Exercise objective: Find each line holding the word "drawn" and give the number of such lines, nothing else.

····················

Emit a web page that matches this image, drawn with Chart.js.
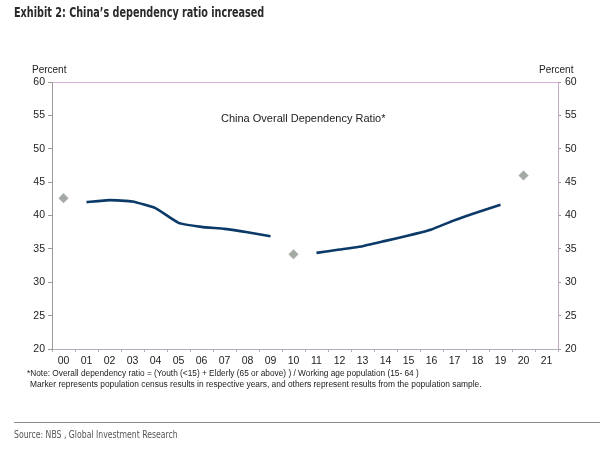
<!DOCTYPE html>
<html>
<head>
<meta charset="utf-8">
<script src="https://cdn.jsdelivr.net/npm/chart.js@4"></script>
<style>
  html, body { margin:0; padding:0; background:#fff; }
  #wrap { position:relative; width:611px; height:450px; overflow:hidden; }
  canvas { position:absolute; left:0; top:0; }
  .t { position:absolute; white-space:nowrap; font-family:"Liberation Sans", Arial, sans-serif; color:#222; }
  #title { left:14px; top:4px; font-family:"Liberation Sans Narrow","DejaVu Sans Condensed","Liberation Sans",sans-serif; font-stretch:condensed; font-weight:bold; font-size:14.5px; color:#2a2a2a; transform:scaleX(0.74); transform-origin:0 0; }
  #pl { left:32px; top:64px; font-size:10px; }
  #pr { left:539px; top:64px; font-size:10px; }
  #inner { left:221px; top:112px; font-size:11px; }
  #n1 { left:27px; top:368px; font-size:8.3px; }
  #n2 { left:30px; top:379px; font-size:8.4px; }
  #rule { position:absolute; left:14px; top:422px; width:586px; height:0; border-top:1px solid #8a8a8a; }
  #src { left:14px; top:429px; font-family:"Liberation Sans Narrow","DejaVu Sans Condensed","Liberation Sans",sans-serif; font-stretch:condensed; font-size:10px; color:#555; transform:scaleX(0.86); transform-origin:0 0; }
</style>
</head>
<body>
<div id="wrap">
  <canvas id="c" width="611" height="450"></canvas>
  <div class="t" id="title">Exhibit 2: China’s dependency ratio increased</div>
  <div class="t" id="pl">Percent</div>
  <div class="t" id="pr">Percent</div>
  <div class="t" id="inner">China Overall Dependency Ratio*</div>
  <div class="t" id="n1">*Note: Overall dependency ratio = (Youth (&lt;15) + Elderly (65 or above) ) / Working age population (15- 64 )</div>
  <div class="t" id="n2">Marker represents population census results in respective years, and others represent results from the population sample.</div>
  <div id="rule"></div>
  <div class="t" id="src">Source: NBS , Global Investment Research</div>
</div>
<script>
const years = ['00','01','02','03','04','05','06','07','08','09','10','11','12','13','14','15','16','17','18','19','20','21'];
const sampleRatio = [null,42.0,42.3,42.1,41.1,38.9,38.3,38.0,37.5,36.9,null,34.4,34.9,35.4,36.2,37.0,37.9,39.3,40.5,41.6,null,null];
const censusRatio = [42.6,null,null,null,null,null,null,null,null,null,34.2,null,null,null,null,null,null,null,null,null,46.0,null];
const yTicks = [20,25,30,35,40,45,50,55,60];

const tickFont = { family: '"Liberation Sans", Arial, sans-serif', size: 10.5 };

new Chart(document.getElementById('c'), {
  type: 'line',
  data: {
    labels: years,
    datasets: [
      {
        label: 'Sample',
        data: sampleRatio,
        borderColor: '#0b3a68',
        backgroundColor: '#0b3a68',
        borderWidth: 2.6,
        pointRadius: 0,
        tension: 0.12,
        spanGaps: false,
        yAxisID: 'y'
      },
      {
        label: 'Census',
        data: censusRatio,
        showLine: false,
        pointStyle: 'rectRot',
        pointRadius: 4.8,
        pointBackgroundColor: '#a3aaa3',
        pointBorderColor: '#b0a8b0',
        pointBorderWidth: 0.5,
        yAxisID: 'y'
      }
    ]
  },
  options: {
    responsive: false,
    animation: false,
    devicePixelRatio: 1,
    layout: { padding: { top: 82, left: 0, right: 0, bottom: 0 } },
    plugins: { legend: { display: false }, tooltip: { enabled: false }, title: { display: false } },
    scales: {
      x: {
        type: 'category',
        offset: true,
        grid: { display: true, drawOnChartArea: false, drawTicks: true, tickLength: 3, color: '#b0b0b0', offset: true },
        border: { display: true, color: '#aab0c0', dash: [1, 1], width: 1 },
        ticks: { font: tickFont, color: '#222', padding: 3, maxRotation: 0, autoSkip: false },
        afterFit: s => { s.height = 101; }
      },
      y: {
        position: 'left',
        min: 20, max: 60,
        afterBuildTicks: s => { s.ticks = yTicks.map(v => ({ value: v })); },
        grid: {
          drawTicks: true, tickLength: 4,
          color: c => (c.tick && c.tick.value === 60) ? '#d4b0d4' : 'rgba(0,0,0,0)',
          tickColor: '#999'
        },
        border: { display: true, color: '#9a9a9a', width: 1 },
        ticks: { font: tickFont, color: '#222', padding: 3 },
        afterFit: s => { s.width = 52; }
      },
      y2: {
        position: 'right',
        min: 20, max: 60,
        afterBuildTicks: s => { s.ticks = yTicks.map(v => ({ value: v })); },
        grid: { drawOnChartArea: false, drawTicks: true, tickLength: 3, tickColor: '#999' },
        border: { display: true, color: '#c4a8c4', dash: [2, 1], width: 1 },
        ticks: { font: tickFont, color: '#222', padding: 4 },
        afterFit: s => { s.width = 53; }
      }
    }
  }
});
</script>
</body>
</html>
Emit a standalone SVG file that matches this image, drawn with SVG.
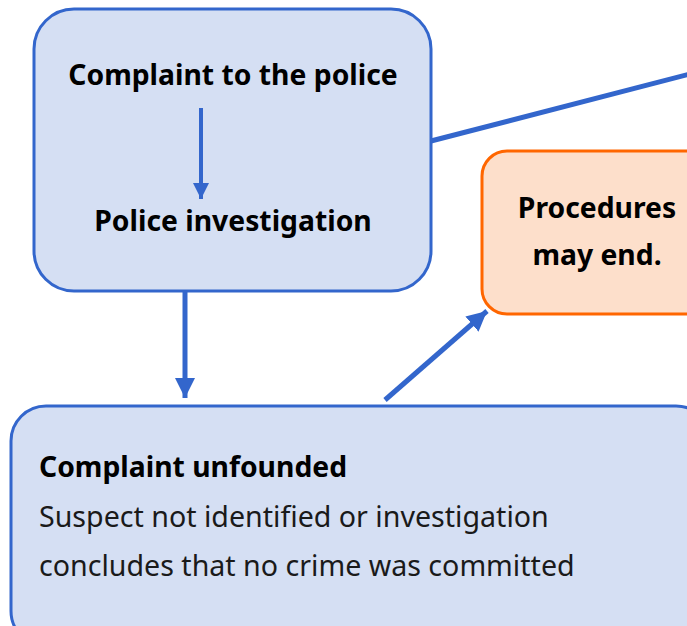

····················

Solution to this task: 2